Nunca pensé que una vida se pudiera
vivir dos veces. 


        Yo sé y conozco (y hasta seguro que juzgo lo que sé y conozco) fragmentos de vida del autor. Y al entrar en el poemario, recorriendo junto al verso el pasillo que me lleva hasta dentro, no puedo evitar la sonrisa ni tampoco puedo ni quiero reprimir el pensamiento que me llega casi en cada página que paso o en casi cada poema que releo una, dos, tres o más veces: es esa cosa de sentir cómo es la vida dentro de los demás porque en el fondo es la vida de todos. Y, sin embargo, siempre hay alguien que te lo manifiesta de otra forma, o de esa forma que tú quieres expresar pero no te sale. Esto es, también, La noche del incendio: la expresión de lo inexpresable que queda atrapado en cada verso de un libro cercano a cualquier lector. La identificación íntima y personal es inevitable y surge enseguida, ya en las primeras páginas, casi en el primer poema. Antonio Aguilar es el autor del libro, pero este lector que yo he sido se lo apropia y el libro pasa a ser de mi propiedad como si yo fuera el protagonista, ese yo poéticocon el que me identifico.


Empiezo y hablo de ti y también de mí,
y de nosotros —porque no es lo mismo-- (…).

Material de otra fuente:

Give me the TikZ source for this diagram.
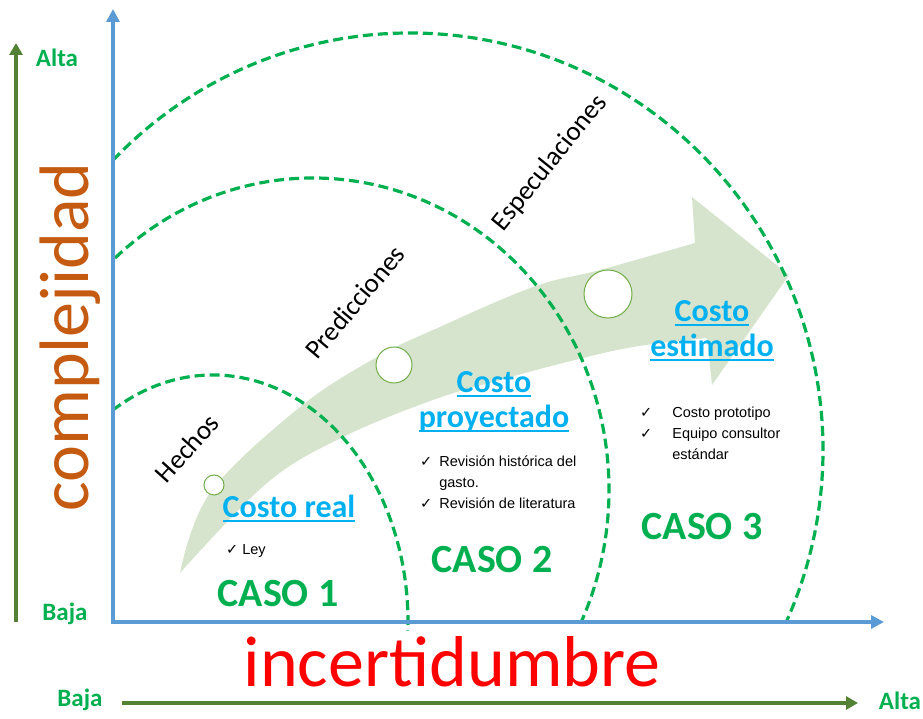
\documentclass[tikz,border=0pt]{standalone}
\usepackage{fontspec}
\setmainfont{Carlito}
\newfontfamily\arialf{Liberation Sans}
\newfontfamily\symf{DejaVu Sans}
\usetikzlibrary{arrows.meta}

\definecolor{axisblue}{HTML}{5B9BD5}
\definecolor{axisgreen}{HTML}{548235}
\definecolor{casegreen}{HTML}{00B050}
\definecolor{titleblue}{HTML}{00B0F0}
\definecolor{orangebrown}{HTML}{C55A11}
\definecolor{arrowfill}{HTML}{D6E4CD}
\definecolor{dotgreen}{HTML}{70AD47}

\newcommand{\ulinec}[1]{\setbox0=\hbox{#1}\rlap{\rule[-4.5pt]{\wd0}{2pt}}\box0}
\newcommand{\chk}{{\symf ✓}}

\tikzset{
  titlebox/.style={font=\fontsize{32}{35}\selectfont\bfseries, text=titleblue, align=center, inner sep=0pt},
  casebox/.style={font=\fontsize{40}{44}\selectfont\bfseries, text=casegreen, inner sep=0pt},
  levelbox/.style={font=\fontsize{25}{28}\selectfont\bfseries, text=casegreen, inner sep=0pt},
  zonebox/.style={font=\fontsize{27}{30}\selectfont, inner sep=0pt},
  listbox/.style={font=\arialf\fontsize{14.5}{21}\selectfont, inner sep=0pt, align=left},
  dashline/.style={draw=casegreen, line width=3.2pt, dash pattern=on 10pt off 5pt},
  dotc/.style={circle, draw=dotgreen, fill=white, line width=1pt, inner sep=0pt},
}

\begin{document}
\begin{tikzpicture}[x=1pt, y=1pt]
  \useasboundingbox (0,0) rectangle (923,719);
  % flecha curva de fondo
  \fill[arrowfill] plot[smooth, tension=0.6] coordinates {(180,146) (210,226) (300,312) (377,362) (433,389) (533,432) (600,449) (695,476)}
    -- (692,522) -- (789,444) -- (712,334)
    -- plot[smooth, tension=0.6] coordinates {(707,381) (633,372) (567,357) (500,339) (433,319) (343,282) (267,236) (180,146)} -- cycle;
  % arcos punteados
  \coordinate (c1) at (213,97);
  \coordinate (c2) at (313,229);
  \coordinate (c3) at (410,269);
  \draw[dashline] (c1) ++(121:195 and 247) arc[start angle=121, end angle=-2, x radius=195, y radius=247];
  \draw[dashline] (c2) ++(132:296 and 312) arc[start angle=132, end angle=-25, x radius=296, y radius=312];
  \draw[dashline] (c3) ++(136:413 and 417) arc[start angle=136, end angle=-24.5, x radius=413, y radius=417];
  % ejes
  \coordinate (O) at (113,97);
  \coordinate (Ytop) at (113,710);
  \coordinate (Xend) at (884,97);
  \coordinate (gV0) at (16,97);
  \coordinate (gV1) at (16,676);
  \coordinate (gH0) at (122,16);
  \coordinate (gH1) at (858,16);
  \draw[axisblue, line width=4pt, -{Triangle[length=13pt,width=13pt]}] (O) -- (Ytop);
  \draw[axisblue, line width=4pt, -{Triangle[length=13pt,width=13pt]}] ([xshift=-2pt]O) -- (Xend);
  \draw[axisgreen, line width=3.5pt, -{Triangle[length=12pt,width=13pt]}] (gV0) -- (gV1);
  \draw[axisgreen, line width=3.5pt, -{Triangle[length=12pt,width=13pt]}] (gH0) -- (gH1);
  % circulos
  \node[dotc, minimum size=20pt] (p1) at (214,234) {};
  \node[dotc, minimum size=36pt] (p2) at (394,354) {};
  \node[dotc, minimum size=48pt] (p3) at (608,425) {};
  % textos de ejes
  \node[levelbox, anchor=base] (altaV) at (57,652) {Alta};
  \node[levelbox, anchor=base] (bajaV) at (65,98) {Baja};
  \node[levelbox, anchor=base] (bajaH) at (80,12) {Baja};
  \node[levelbox, anchor=base] (altaH) at (900,9) {Alta};
  \node[font=\fontsize{70}{80}\selectfont, text=orangebrown, rotate=90, anchor=base, inner sep=0pt] (ejeY) at (88,382) {complejidad};
  \node[font=\fontsize{72}{80}\selectfont, text=red, anchor=base, inner sep=0pt] (ejeX) at (452,32) {incertidumbre};
  % zonas
  \node[zonebox, rotate=48] (hechos) at (187,271) {Hechos};
  \node[zonebox, rotate=50] (pred) at (355,417) {Predicciones};
  \node[zonebox, rotate=51] (espec) at (550,556) {Especulaciones};
  % casos
  \node[casebox, anchor=base] (caso1) at (278,112) {CASO 1};
  \node[casebox, anchor=base] (caso2) at (492,146) {CASO 2};
  \node[casebox, anchor=base] (caso3) at (702,179) {CASO 3};
  \node[titlebox, anchor=base] (real) at (289,201) {\ulinec{Costo real}};
  \node[titlebox, anchor=base] (proy) at (494,291) {\ulinec{Costo}\\\ulinec{proyectado}};
  \node[titlebox, anchor=base] (esti) at (712,362) {\ulinec{Costo}\\\ulinec{estimado}};
  % listas
  \node[listbox, anchor=base west] (ley) at (226,164) {\chk\hspace{4pt}Ley};
  \node[listbox, anchor=base west] (listaProy) at (420,252) {\begin{tabular}[t]{@{}l@{\hspace{7pt}}l@{}}
    \chk & Revisión histórica del\\
         & gasto.\\
    \chk & Revisión de literatura
  \end{tabular}};
  \node[listbox, anchor=base west] (listaEst) at (640,301) {\begin{tabular}[t]{@{}l@{\hspace{20pt}}l@{}}
    \chk & Costo prototipo\\
    \chk & Equipo consultor\\
         & estándar
  \end{tabular}};
\end{tikzpicture}
\end{document}
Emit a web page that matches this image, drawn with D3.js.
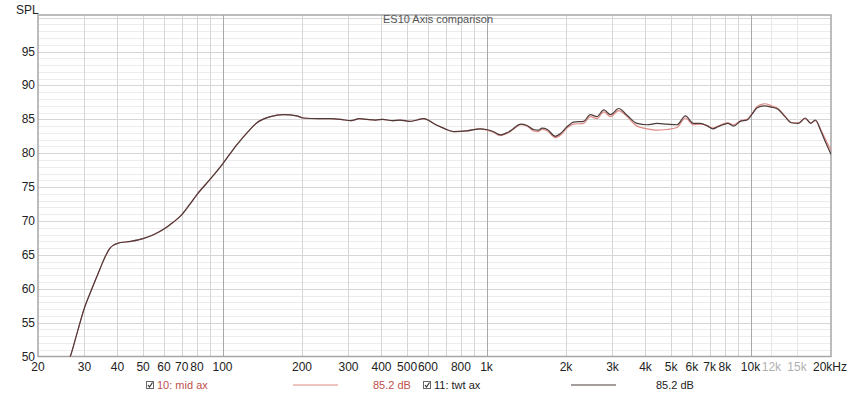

          Noto en ese yo poético al deseador infinito que hubo en varios libros nerudianos, porque La noche del incendio es, por supuesto y también, la historia de un encuentro afectivo que (con la mesura callada de lo que comienza con sorpresa y que el día a día va convirtiendo en costumbre) se robustece tras cada nuevo poema que se lee. Noto como una necesidad de constatar —y hasta de festejar— el instante, casi cada uno de esos instantes, del encuentro sentimental. Y cada brochazo (los versos desparramados) es un selfie de médula biográfica, cuya atmósfera expresiva persigue la inmortalidad del tiempo que se materializa en sensaciones:


Me miras desde la otra sombra de la puerta
y entiendo lo que dices,
algo que sube de la tierra,
y que no necesita de palabras
para existir en el poema.


          La noche del incendio es, finalmente, el resultado de un apetito poético, de una ambición lírica en la que se conjugan tres elementos que se mezclan con una magia muy especial: la referencia especular (mito, poesía y vida cotidiana), la palabra exacta (que pespuntea el verso con elegancia admirable) y la verdad sin disfraces (porque lo sentimental —que se traga lo peyorativo y lo anula con sabiduría— se apropia de todo). El sentimiento (sigiloso en sus susurros) estalla en bramido cuando en el poema que cierra el libro, ‘Hoy ha muerto mi abuela’, ya no hay pudor (ni confesión disimulada) y sí una imperiosa desnudez del dolor por el dolor mismo. Ese cierre completa el círculo iniciado con los dos primeros versos («Vendrás una mañana / devorando a los perros»), donde la escucha del poeta en el presente se parece mucho a la reflexión verbalizada. En definitiva, lo que quiero decir es que La noche del incendio es un acto de autoconfesión, de afirmación de lo que se vive en el ahora y donde la naturaleza no-vivencial del pasado y del futuro (porque es limitadamente ficticio) no existen.

          Hacía tiempo que yo no veía un título tan adecuado para un libro. Más allá de Christina Rosenvinge, el poemario debía ser bautizado así y de ninguna otra manera. Y el poeta que ha perpetrado este libro se está convirtiendo en una voz ineludible y de visita lectora inexcusable.